Crowhurst

Crowhurst (2017)

Crowhurst first published by Sight & Sound, May 2018

Review: It begins near its end, with Donald Crowhurst (Justin Salinger) being informed by radio that he has just won the Golden Globe Trophy. This ought to be great news, but the look of grave horror on the mariner’s face is recognisable as the very same crestfallen expression that Michael Gove and Boris Johnson displayed the morning they learnt that they had been all too successful in persuading a majority of the British people to vote for Brexit. 

Simon Rumley‘s Crowhurst is based on the true story of an amateur sailor who, despite his inexperience, entered a competition to be either the first or at least the fastest to complete a non-stop solo circumnavigation of the globe. Realising early that his rush-job trimaran was not fit to leave the Atlantic, but under immense financial pressure to finish the race, Crowhurst decided to falsify his coordinates while merely loitering alone off the South American coast, eventually to rejoin his competitors when they returned and to come in last without losing honour or his home – but his plans came unstuck when his rivals all dropped out, leaving him the default winner. Distraught with solitude and shame, Crowhurst vanished, presumed drowned in an act of suicide, leaving behind his vessel and a logbook filled with his increasingly unhinged thoughts. 

Crowhurst was dubbed ‘the great British underdog’ by the press – a label which might equally be applied to Rumley’s film. For it too found itself racing James Marsh’s bigger-budgeted, starrier-casted The Mercy (2018) to tell Crowhurst’s story.

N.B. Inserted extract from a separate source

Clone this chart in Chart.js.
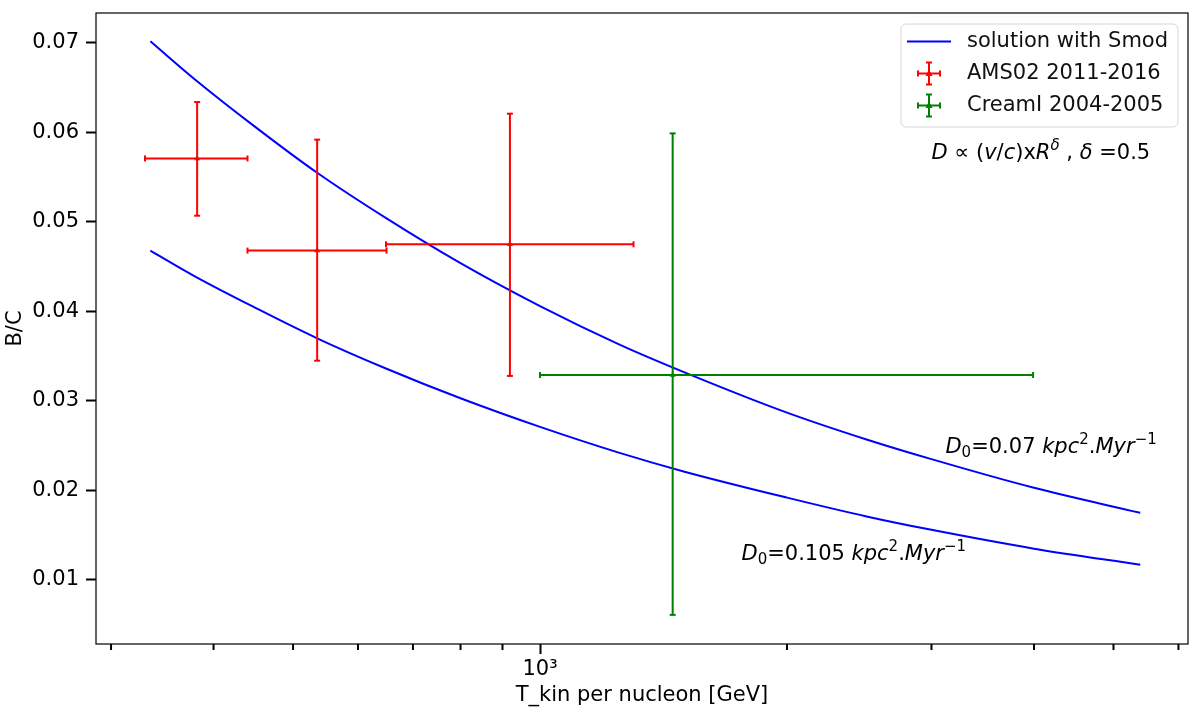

Yet where Marsh’s film is a stuffily conventional biopic, Rumley‘s spikier, more challenging work tracks the fragmentation of Crowhurst’s storm-tossed mind with a gamut of in-camera effects: disorienting montages, split screens, colour filters. If Crowhurst opens with the sound of a ticking clock, and at first calibrates its mannered editing precisely to that strict chronological pulse, by the end the film’s careful rhythm has abandoned ship altogether, leaving in its place something altogether more spasmodic and heaving to mark Crowhurst’s own dislocation from time. It all plays as a glorious homage to the stylings and sensibilities of Nicholas Roeg, who had once intended to make his own version of Crowhurst’s maritime misadventure (and who serves here as executive producer).

Crowhurst may depict events unfolding in the late Sixties – and it may have been shot in 2015, long before the EU referendum – yet viewed now, Rumley‘s film is a resonant allegory for Brexit Britain. After all, Crowhurst too opts for self-imposed isolation. Sailing off under the Red Ensign in which later he will wrap himself (“Can’t sail around the world without a bloody Union Jack!”) and embodying a plucky if outmoded notion of English supremacy over the waves, all to the accompaniment of jingoistic anthems (Jerusalem, Rule Britannia, God Save the Queen) that are playing only in his delirious, fancy-filled head, he gets caught in both a leaky boat and a lie of his own making. Crowhurst is a timely tragic myth not just of English overreaching, but also of hubris, madness and catastrophe whose consequences are left for others.

Synopsis: 1968, England. With his invention the Navicator proving unprofitable, Donald Crowhurst decides that his best hope of making some money and promoting his business is to enter The Sunday Times Golden Globe Race, a competition (with cash prize) to circumnavigate the globe single-handedly without any stops. Despite the obvious misgivings of both his wife Clare and his lawyer, Crowhurst uses his business and home as collateral in a financing deal with caravan entrepreneur Stanley Best. Journalist Rodney Hallworth helps Crowhurst secure more funding from the community of Teignmouth. Experimental trimaran the Teignmouth Electron is built in a rush so that Crowhurst can set off on the competition’s closing date, 31 October.  

Crowhurst quickly realises that neither his vessel (which is constantly taking in water) nor he will survive the Roaring Forties – but if he turns back or pulls in, he will lose everything. So he decides to drift in the Atlantic while falsifying his coordinates to suggest that he is continuing on; if he rejoins the others when they round the Horn, nobody will scrutinise his records so long as he comes in last. Crowhurst discontinues all radio communications (including with Clare and his children). As all the other competitors pull out or are disqualified, Crowhurst learns that he has won by default. Driven mad by his isolation and checkmated by his own deceit, he vanishes from his boat forever.